▶ [Material for this task]:
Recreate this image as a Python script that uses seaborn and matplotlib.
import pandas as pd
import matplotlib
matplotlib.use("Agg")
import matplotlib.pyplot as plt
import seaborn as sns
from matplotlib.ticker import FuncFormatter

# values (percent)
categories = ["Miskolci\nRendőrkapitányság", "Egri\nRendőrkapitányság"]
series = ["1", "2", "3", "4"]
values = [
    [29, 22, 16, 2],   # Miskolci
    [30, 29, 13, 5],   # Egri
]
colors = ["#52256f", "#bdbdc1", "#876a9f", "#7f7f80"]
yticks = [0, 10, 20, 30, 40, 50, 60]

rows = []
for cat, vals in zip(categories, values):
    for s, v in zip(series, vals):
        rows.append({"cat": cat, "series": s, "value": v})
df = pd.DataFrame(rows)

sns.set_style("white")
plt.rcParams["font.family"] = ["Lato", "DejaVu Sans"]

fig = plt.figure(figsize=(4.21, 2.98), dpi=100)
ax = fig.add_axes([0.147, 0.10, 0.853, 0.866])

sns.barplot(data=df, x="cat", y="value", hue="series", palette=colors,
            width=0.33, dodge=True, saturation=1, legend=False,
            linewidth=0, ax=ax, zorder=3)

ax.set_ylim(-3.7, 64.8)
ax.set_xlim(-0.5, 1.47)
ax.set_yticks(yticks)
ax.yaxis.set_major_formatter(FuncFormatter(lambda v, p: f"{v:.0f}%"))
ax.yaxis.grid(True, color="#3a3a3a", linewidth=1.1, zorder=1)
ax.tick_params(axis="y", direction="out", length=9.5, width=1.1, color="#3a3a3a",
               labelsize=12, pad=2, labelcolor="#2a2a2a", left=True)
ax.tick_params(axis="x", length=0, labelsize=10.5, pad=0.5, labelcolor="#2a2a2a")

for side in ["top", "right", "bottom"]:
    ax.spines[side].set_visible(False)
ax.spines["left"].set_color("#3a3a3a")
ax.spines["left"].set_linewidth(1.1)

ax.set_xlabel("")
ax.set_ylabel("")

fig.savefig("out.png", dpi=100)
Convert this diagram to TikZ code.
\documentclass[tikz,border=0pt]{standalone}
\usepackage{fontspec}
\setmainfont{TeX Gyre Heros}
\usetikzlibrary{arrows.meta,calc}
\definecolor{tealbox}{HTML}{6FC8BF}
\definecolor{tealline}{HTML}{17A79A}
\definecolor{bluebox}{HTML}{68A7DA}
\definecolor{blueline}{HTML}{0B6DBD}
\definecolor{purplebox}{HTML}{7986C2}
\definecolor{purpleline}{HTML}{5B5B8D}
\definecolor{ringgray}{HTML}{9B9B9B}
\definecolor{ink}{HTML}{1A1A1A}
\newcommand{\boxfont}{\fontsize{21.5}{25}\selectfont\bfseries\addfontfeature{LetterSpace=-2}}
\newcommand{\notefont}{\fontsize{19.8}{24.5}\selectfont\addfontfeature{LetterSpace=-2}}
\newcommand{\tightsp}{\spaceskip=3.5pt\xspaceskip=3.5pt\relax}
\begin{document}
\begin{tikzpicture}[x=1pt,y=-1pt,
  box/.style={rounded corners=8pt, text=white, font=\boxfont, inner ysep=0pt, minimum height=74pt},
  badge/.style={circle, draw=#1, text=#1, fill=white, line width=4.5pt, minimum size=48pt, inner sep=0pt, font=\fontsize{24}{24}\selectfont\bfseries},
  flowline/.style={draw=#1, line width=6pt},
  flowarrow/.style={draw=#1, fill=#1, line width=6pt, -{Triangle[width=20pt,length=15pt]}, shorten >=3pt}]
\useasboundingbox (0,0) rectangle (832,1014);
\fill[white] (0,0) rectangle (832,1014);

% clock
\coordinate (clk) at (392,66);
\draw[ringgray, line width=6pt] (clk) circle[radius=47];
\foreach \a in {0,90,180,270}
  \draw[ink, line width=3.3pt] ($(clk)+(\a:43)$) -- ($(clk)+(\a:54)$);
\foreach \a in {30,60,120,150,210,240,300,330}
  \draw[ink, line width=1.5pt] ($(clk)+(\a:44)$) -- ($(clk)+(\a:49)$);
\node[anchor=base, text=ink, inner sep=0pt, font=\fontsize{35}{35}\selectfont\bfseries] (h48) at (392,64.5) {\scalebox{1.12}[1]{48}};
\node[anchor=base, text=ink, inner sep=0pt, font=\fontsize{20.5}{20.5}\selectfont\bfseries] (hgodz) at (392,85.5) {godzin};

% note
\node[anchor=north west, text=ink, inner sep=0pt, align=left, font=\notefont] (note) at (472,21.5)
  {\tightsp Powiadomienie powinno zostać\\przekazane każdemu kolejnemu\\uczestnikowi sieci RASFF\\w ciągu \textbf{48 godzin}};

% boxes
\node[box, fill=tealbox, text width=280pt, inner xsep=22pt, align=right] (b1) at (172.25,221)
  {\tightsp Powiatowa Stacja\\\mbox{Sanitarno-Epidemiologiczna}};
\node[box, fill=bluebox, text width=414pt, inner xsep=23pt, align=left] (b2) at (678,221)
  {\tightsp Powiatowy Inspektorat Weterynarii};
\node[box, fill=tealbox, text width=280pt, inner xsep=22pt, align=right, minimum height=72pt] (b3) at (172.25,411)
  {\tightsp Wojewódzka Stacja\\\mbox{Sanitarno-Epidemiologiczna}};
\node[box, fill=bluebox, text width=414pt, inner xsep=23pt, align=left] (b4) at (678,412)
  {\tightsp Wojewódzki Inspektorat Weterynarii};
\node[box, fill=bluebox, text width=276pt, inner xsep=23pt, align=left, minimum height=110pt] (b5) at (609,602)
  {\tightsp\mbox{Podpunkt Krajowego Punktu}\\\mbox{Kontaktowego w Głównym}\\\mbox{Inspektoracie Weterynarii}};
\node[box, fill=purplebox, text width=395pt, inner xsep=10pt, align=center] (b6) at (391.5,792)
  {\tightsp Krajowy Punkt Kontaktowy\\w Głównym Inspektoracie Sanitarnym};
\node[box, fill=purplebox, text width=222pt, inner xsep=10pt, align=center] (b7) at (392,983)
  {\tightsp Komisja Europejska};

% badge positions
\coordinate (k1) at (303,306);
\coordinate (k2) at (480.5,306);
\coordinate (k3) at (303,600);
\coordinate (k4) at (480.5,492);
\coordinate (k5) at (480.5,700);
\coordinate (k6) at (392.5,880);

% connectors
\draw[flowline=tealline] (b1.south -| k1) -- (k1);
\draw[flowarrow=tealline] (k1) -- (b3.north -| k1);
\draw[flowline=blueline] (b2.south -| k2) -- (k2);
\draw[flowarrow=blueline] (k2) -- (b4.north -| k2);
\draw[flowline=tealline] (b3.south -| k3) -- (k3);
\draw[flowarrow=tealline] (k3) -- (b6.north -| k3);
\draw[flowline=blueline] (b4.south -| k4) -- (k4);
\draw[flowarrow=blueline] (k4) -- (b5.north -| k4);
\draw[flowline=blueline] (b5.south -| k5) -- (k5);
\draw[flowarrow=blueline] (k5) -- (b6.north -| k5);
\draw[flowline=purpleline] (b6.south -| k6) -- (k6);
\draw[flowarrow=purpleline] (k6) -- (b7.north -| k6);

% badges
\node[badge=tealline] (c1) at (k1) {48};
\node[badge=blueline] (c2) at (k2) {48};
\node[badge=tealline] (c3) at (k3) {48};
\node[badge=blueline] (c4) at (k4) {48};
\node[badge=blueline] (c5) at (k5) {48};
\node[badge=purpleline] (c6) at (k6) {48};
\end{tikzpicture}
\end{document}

▶ [Direction]:
Reprint the data above from the opening line to the line holding "linewidth=0, ax=ax, zorder=3)", inclusive, and nothing else.

▶ [Output below]:
Recreate this image as a Python script that uses seaborn and matplotlib.
import pandas as pd
import matplotlib
matplotlib.use("Agg")
import matplotlib.pyplot as plt
import seaborn as sns
from matplotlib.ticker import FuncFormatter

# values (percent)
categories = ["Miskolci\nRendőrkapitányság", "Egri\nRendőrkapitányság"]
series = ["1", "2", "3", "4"]
values = [
    [29, 22, 16, 2],   # Miskolci
    [30, 29, 13, 5],   # Egri
]
colors = ["#52256f", "#bdbdc1", "#876a9f", "#7f7f80"]
yticks = [0, 10, 20, 30, 40, 50, 60]

rows = []
for cat, vals in zip(categories, values):
    for s, v in zip(series, vals):
        rows.append({"cat": cat, "series": s, "value": v})
df = pd.DataFrame(rows)

sns.set_style("white")
plt.rcParams["font.family"] = ["Lato", "DejaVu Sans"]

fig = plt.figure(figsize=(4.21, 2.98), dpi=100)
ax = fig.add_axes([0.147, 0.10, 0.853, 0.866])

sns.barplot(data=df, x="cat", y="value", hue="series", palette=colors,
            width=0.33, dodge=True, saturation=1, legend=False,
            linewidth=0, ax=ax, zorder=3)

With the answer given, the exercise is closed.